Carroll, 36, faces a slew of felony charges in four shootings from 2009 through 2011, during a venomous rivalry between alleged gang members in Berkeley — where Carroll lived — and North Oakland. Three of the shootings turned deadly, while another left two men with a variety of injuries: punctured lungs, a lacerated spleen, broken bones and myriad health issues that lingered for years.
During the first shooting on April 23, 2009, authorities claim Carroll went to North Oakland and unloaded an assault-style rifle on men standing along 45th Street in a drive-by shooting that severely wounded one man and killed a brother of his, Nguyen Ngo.

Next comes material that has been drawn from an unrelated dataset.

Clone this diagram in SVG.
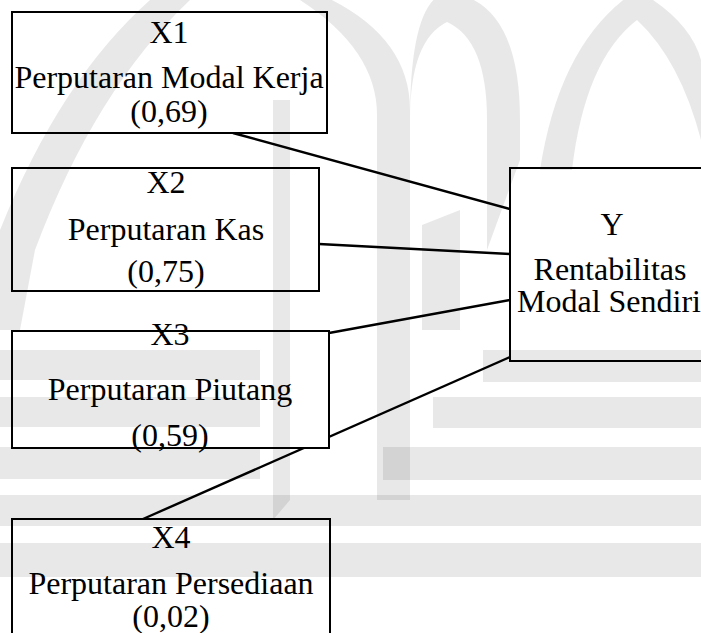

Slightly more than a year later, on May 3, 2010, authorities say Carroll ambushed two North Oakland men over concerns that one of them was dating his child’s mother. Again, he unloaded a hail of gunfire, Jontulovich said, leaving at least 17 bullet casings behind at the scene.
The following month, prosecutors suspect, Carroll opened fire in broad daylight, fatally wounding Nehemiah Lewis, a man Carroll believed had witnessed the previous killing.

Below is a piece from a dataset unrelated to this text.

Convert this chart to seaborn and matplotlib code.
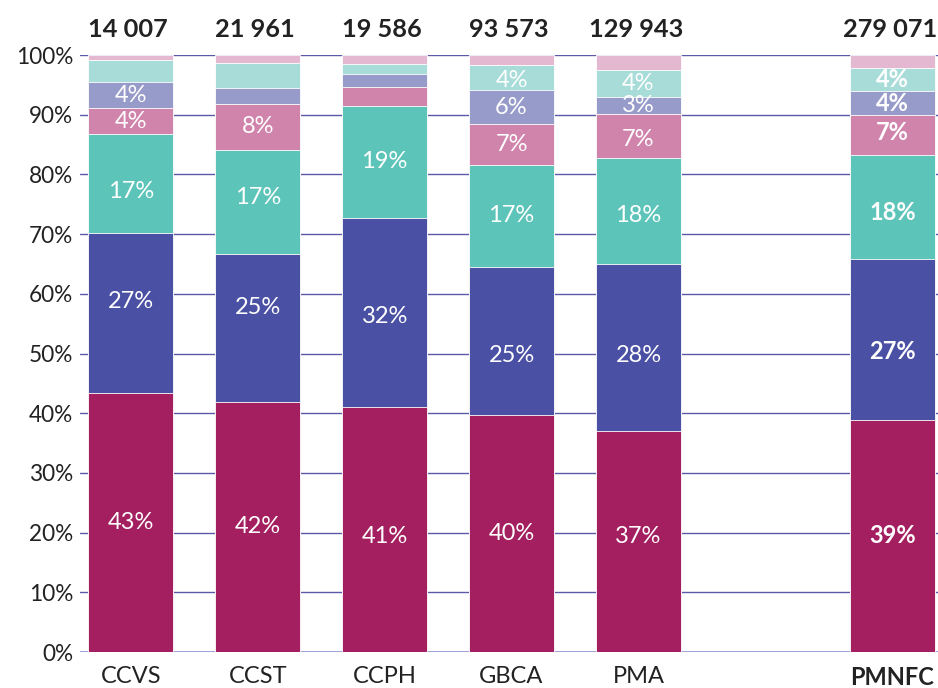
import matplotlib
matplotlib.use("Agg")
import matplotlib.pyplot as plt
import seaborn as sns
import numpy as np
import pandas as pd

# categories (empty slot between PMA and PMNFC)
categories = ["CCVS", "CCST", "CCPH", "GBCA", "PMA", "PMNFC"]
order = ["CCVS", "CCST", "CCPH", "GBCA", "PMA", " ", "PMNFC"]
totals = ["14 007", "21 961", "19 586", "93 573", "129 943", "279 071"]

# shares per segment, bottom to top (%)
seg1 = [43.4, 41.9, 41.0, 39.7, 37.0, 38.9]
seg2 = [26.8, 24.8, 31.7, 24.8, 28.0, 26.9]
seg3 = [16.6, 17.4, 18.8, 17.1, 17.7, 17.4]
seg4 = [4.3, 7.7, 3.2, 6.8, 7.5, 6.8]
seg5 = [4.4, 2.7, 2.2, 5.7, 2.8, 3.9]
seg6 = [3.7, 4.2, 1.6, 4.2, 4.5, 4.0]
seg7 = [0.8, 1.3, 1.5, 1.7, 2.5, 2.1]

# shown labels per segment
lab1 = ["43%", "42%", "41%", "40%", "37%", "39%"]
lab2 = ["27%", "25%", "32%", "25%", "28%", "27%"]
lab3 = ["17%", "17%", "19%", "17%", "18%", "18%"]
lab4 = ["4%", "8%", "", "7%", "7%", "7%"]
lab5 = ["4%", "", "", "6%", "3%", "4%"]
lab6 = ["", "", "", "4%", "4%", "4%"]
lab7 = ["", "", "", "", "", ""]

colors = ["#a31f5f", "#4a50a3", "#5dc4b9", "#d083ab", "#979bca", "#a8dcd8", "#e4b8d1"]

# labels in the original are not exactly centred -> small vertical nudges (pct points)
nudge = {(1, "CCVS"): 1.9, (2, "CCVS"): -1.4,
         (1, "CCST"): 3.4, (2, "CCST"): 0.8,
         (0, "CCPH"): -1.1, (1, "CCPH"): -0.6,
         (1, "GBCA"): -2.4, (5, "GBCA"): -0.5,
         (0, "PMA"): 0.9, (1, "PMA"): -1.3, (2, "PMA"): -0.7, (3, "PMA"): -0.6,
         (1, "PMNFC"): -2.0, (2, "PMNFC"): -0.8, (3, "PMNFC"): 0.5}

segments = [seg1, seg2, seg3, seg4, seg5, seg6, seg7]
labels = [lab1, lab2, lab3, lab4, lab5, lab6, lab7]

sns.set_style("white")
plt.rcParams["font.family"] = ["Lato", "DejaVu Sans"]

fig = plt.figure(figsize=(9.38, 6.88), dpi=100)
ax = fig.add_axes([0.0853, 0.0523, 0.9147, 0.8677])

vals = np.array(segments)
cum = np.cumsum(vals, axis=0)

# gridlines behind bars
for g in range(10, 101, 10):
    ax.axhline(g, color="#5a5aa8", lw=1.0, zorder=0)
ax.axhline(0, color="#8c8fd0", lw=1.2, zorder=0)

# draw cumulative layers from top to bottom so lower ones cover
for i in range(len(segments) - 1, -1, -1):
    df = pd.DataFrame({"cat": categories, "val": cum[i]})
    sns.barplot(data=df, x="cat", y="val", order=order, color=colors[i],
                width=0.67, saturation=1, edgecolor="white", linewidth=0.6,
                ax=ax, zorder=2)

pos = {c: order.index(c) for c in categories}
for i, seg in enumerate(segments):
    for j, c in enumerate(categories):
        txt = labels[i][j]
        if not txt:
            continue
        y = cum[i][j] - seg[j] / 2 + nudge.get((i, c), 0)
        ax.text(pos[c], y, txt, ha="center", va="center", color="white",
                fontsize=17, fontweight="bold" if c == "PMNFC" else "normal",
                zorder=5)

for j, c in enumerate(categories):
    ax.text(pos[c] - 0.02, 102.4, totals[j], ha="center", va="bottom", color="#222222",
            fontsize=18.3, fontweight="bold")

ax.set_ylim(0, 100)
ax.set_xlim(-0.40, 6.36)
ax.set_yticks(range(0, 101, 10))
ax.set_yticklabels([f"{v}%" for v in range(0, 101, 10)])
ax.set_xlabel("")
ax.set_ylabel("")
ax.tick_params(axis="both", length=0, labelcolor="#222222")
ax.tick_params(axis="x", pad=10, labelsize=17)
ax.tick_params(axis="y", pad=5, labelsize=16.3)
ax.get_xticklabels()[6].set_fontweight("bold")
for s in ax.spines.values():
    s.set_visible(False)

fig.savefig("out.png", dpi=100)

The final shooting came on April 13, 2011, when authorities claim Carroll was the gunman in a drive-by shooting on another car carrying four people. Andrew Henderson Jr. died, while three other people were wounded.
Use your common sense,” Jontulovich told the jury, arguing it would lead to the conclusion that “the defendant committed every single crime.”
Carroll was arrested and charged with three counts of murder years after the killings. A preliminary hearing on the killings happened in 2018, and police say that they’ve battled attempts to intimidate witnesses every step of the way since then.
Relatives of Carroll have been caught illegally photographing witnesses in court and posting an Instagram livestream of court proceedings. As a result, court security was beefed up to the extreme — a second set of metal detectors were set up outside the courtroom, and attendees were barred from bringing in anything but pen and paper.
Despite these restrictions, one of Carroll’s relatives was caught bringing a 65 gigabyte audio recorder — disguised in a pen — to a July 1 court hearing, authorities said. The woman claimed it was accidental and she believed it was just a pen.
The alleged witness intimidation attempts had some success. Several witnesses told investigators they were too scared to come to court, and police had to track down and arrest at least two for failing to comply with subpoenas. At a hearing earlier this month, one man took the stand and stared blankly at the prosecutor, refusing to answer a single question or identify himself by name, according to a minute order of the hearing.
A judge held the man in contempt of court and sent him to jail, records show.
As a result, prosecutor Jontulovich relied heavily on recorded statements that witnesses made to investigators years ago.
Jontulovich said the seeming campaign of intimidation and retaliation against witnesses may have been most apparent in a phone call between Carroll and the mother of his child, a key witness in the trial whose recorded statements to police years before the trial became a backbone to her case.
During the call, Carroll urged the woman that “it’s better for you to refuse; don’t say ‘I don’t remember,’ ” according to the prosecutor. Rather, Carroll allegedly told the woman to “say nothing — refuse to answer questions.”
Carroll’s attorney called the woman “a liar,” one who “will say anything” and has “zero in terms of credibility.”
But Jontulovich urged the jury to focus on Carroll’s alleged actions.
“That is what a guilty person does, ladies and gentleman,” Jontulovich told the jury. “She’s the person who’s closest to him. He knows he can control her — she is connected to him forever” through their child.